* PROBLEM *
Count how many lines below contain the word "diagram", then give that number alone.

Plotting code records
%%

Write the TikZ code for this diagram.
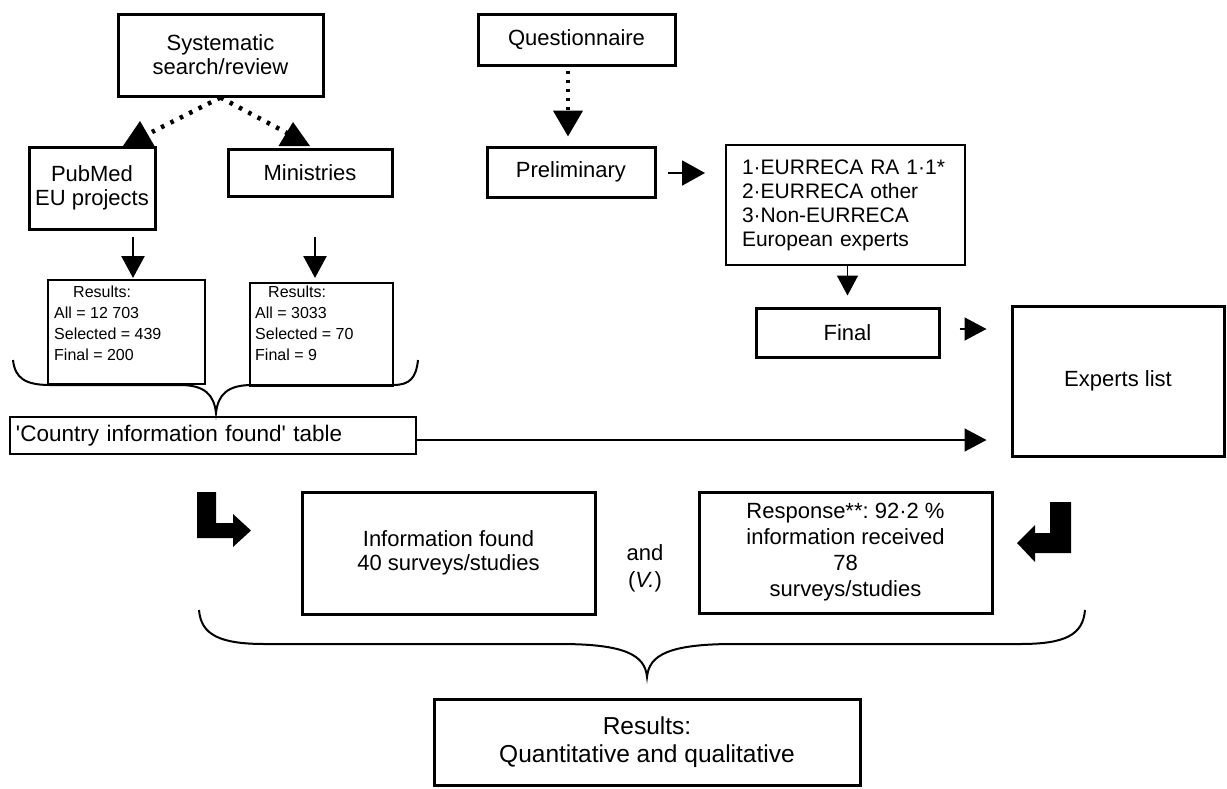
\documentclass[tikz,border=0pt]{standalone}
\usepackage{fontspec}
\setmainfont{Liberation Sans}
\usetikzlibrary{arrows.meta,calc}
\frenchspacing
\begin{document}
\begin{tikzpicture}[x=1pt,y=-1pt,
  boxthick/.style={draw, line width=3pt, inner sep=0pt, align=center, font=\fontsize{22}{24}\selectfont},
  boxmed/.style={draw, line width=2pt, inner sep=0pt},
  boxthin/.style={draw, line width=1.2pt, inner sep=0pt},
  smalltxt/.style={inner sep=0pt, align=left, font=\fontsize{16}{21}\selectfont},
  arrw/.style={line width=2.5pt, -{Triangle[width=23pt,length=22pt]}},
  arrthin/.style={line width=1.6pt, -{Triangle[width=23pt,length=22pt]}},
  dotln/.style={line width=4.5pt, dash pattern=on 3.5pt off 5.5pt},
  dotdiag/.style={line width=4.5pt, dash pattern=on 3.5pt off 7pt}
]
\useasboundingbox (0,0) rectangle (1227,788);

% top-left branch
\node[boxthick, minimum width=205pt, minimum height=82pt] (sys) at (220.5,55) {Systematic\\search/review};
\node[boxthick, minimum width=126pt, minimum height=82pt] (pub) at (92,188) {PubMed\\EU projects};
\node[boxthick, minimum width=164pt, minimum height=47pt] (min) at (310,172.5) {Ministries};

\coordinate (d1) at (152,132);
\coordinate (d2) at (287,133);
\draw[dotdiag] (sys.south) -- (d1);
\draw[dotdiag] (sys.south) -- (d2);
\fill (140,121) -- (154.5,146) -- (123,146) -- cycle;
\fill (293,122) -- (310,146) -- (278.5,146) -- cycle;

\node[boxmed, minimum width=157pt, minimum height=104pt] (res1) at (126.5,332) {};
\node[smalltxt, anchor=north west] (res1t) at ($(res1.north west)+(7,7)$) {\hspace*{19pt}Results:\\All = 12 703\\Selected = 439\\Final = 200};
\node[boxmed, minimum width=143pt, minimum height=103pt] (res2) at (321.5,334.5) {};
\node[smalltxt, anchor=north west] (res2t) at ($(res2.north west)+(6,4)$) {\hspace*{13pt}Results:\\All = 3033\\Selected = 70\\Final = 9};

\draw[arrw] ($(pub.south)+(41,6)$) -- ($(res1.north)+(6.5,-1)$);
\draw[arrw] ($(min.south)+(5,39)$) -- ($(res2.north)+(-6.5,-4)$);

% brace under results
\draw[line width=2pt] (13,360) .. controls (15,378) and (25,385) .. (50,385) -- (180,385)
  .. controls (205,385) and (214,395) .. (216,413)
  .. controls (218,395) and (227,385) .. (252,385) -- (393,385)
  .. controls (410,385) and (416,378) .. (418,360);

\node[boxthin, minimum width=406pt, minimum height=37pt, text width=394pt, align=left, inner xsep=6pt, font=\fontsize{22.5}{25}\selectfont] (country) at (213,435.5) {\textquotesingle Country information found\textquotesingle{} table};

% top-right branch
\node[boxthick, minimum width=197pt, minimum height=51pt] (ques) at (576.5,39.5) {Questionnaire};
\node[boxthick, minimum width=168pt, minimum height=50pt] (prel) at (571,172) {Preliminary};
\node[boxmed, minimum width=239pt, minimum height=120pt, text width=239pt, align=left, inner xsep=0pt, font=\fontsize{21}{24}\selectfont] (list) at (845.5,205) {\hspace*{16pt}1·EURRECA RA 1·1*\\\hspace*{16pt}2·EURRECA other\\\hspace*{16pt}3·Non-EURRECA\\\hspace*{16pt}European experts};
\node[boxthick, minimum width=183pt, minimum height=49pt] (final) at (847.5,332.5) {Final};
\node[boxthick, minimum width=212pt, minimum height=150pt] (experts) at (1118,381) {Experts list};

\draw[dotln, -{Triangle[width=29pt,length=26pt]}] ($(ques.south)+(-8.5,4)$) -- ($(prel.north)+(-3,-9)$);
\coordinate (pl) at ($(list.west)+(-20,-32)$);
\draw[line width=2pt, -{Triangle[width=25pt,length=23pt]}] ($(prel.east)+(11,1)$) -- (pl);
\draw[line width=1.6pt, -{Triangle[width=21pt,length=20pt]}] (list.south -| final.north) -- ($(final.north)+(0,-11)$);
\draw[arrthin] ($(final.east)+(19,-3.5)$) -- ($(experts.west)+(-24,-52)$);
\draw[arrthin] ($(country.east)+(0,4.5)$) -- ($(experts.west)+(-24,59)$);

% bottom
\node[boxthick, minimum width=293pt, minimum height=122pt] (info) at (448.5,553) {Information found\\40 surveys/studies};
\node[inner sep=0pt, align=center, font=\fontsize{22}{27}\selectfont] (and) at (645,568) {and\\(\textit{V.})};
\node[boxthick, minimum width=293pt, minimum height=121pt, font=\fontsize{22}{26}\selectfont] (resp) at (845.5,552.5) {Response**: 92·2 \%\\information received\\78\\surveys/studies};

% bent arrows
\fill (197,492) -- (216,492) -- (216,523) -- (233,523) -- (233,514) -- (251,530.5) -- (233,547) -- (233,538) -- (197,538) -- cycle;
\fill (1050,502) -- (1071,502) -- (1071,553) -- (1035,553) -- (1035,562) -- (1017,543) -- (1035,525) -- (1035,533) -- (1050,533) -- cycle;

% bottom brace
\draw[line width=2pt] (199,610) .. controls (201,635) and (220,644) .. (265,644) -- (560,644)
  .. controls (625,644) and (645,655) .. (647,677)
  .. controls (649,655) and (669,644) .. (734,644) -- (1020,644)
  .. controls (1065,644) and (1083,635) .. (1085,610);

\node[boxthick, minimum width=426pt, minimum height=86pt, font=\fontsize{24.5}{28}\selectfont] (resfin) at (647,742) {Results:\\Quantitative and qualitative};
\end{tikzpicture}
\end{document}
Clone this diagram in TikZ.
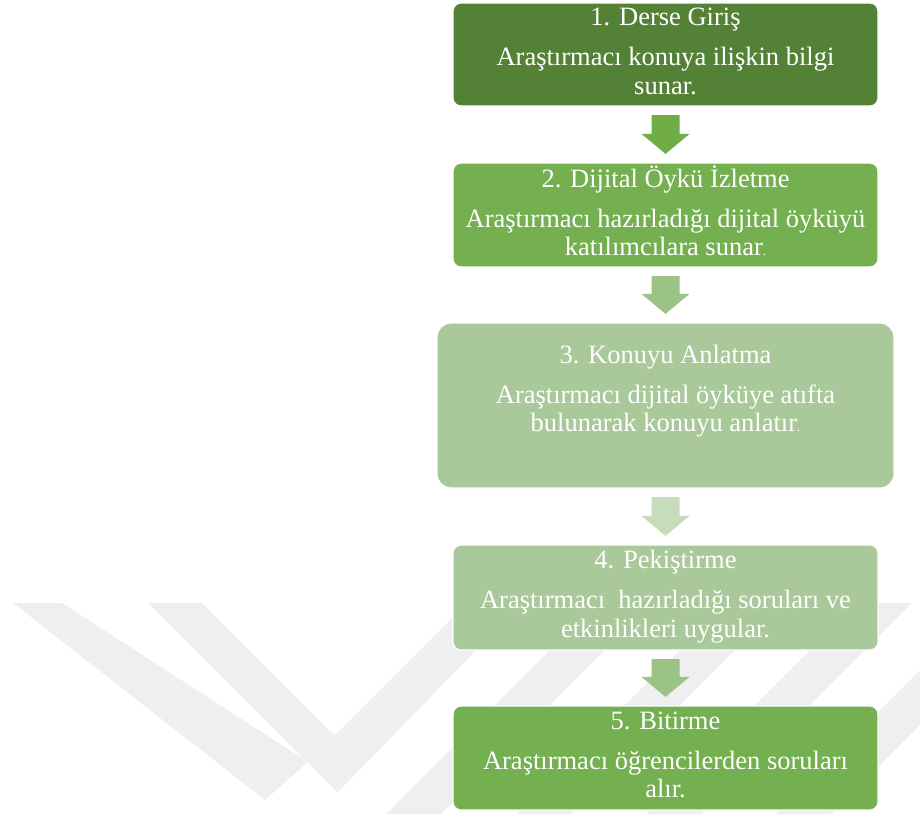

%%

* TASK ANSWER *
2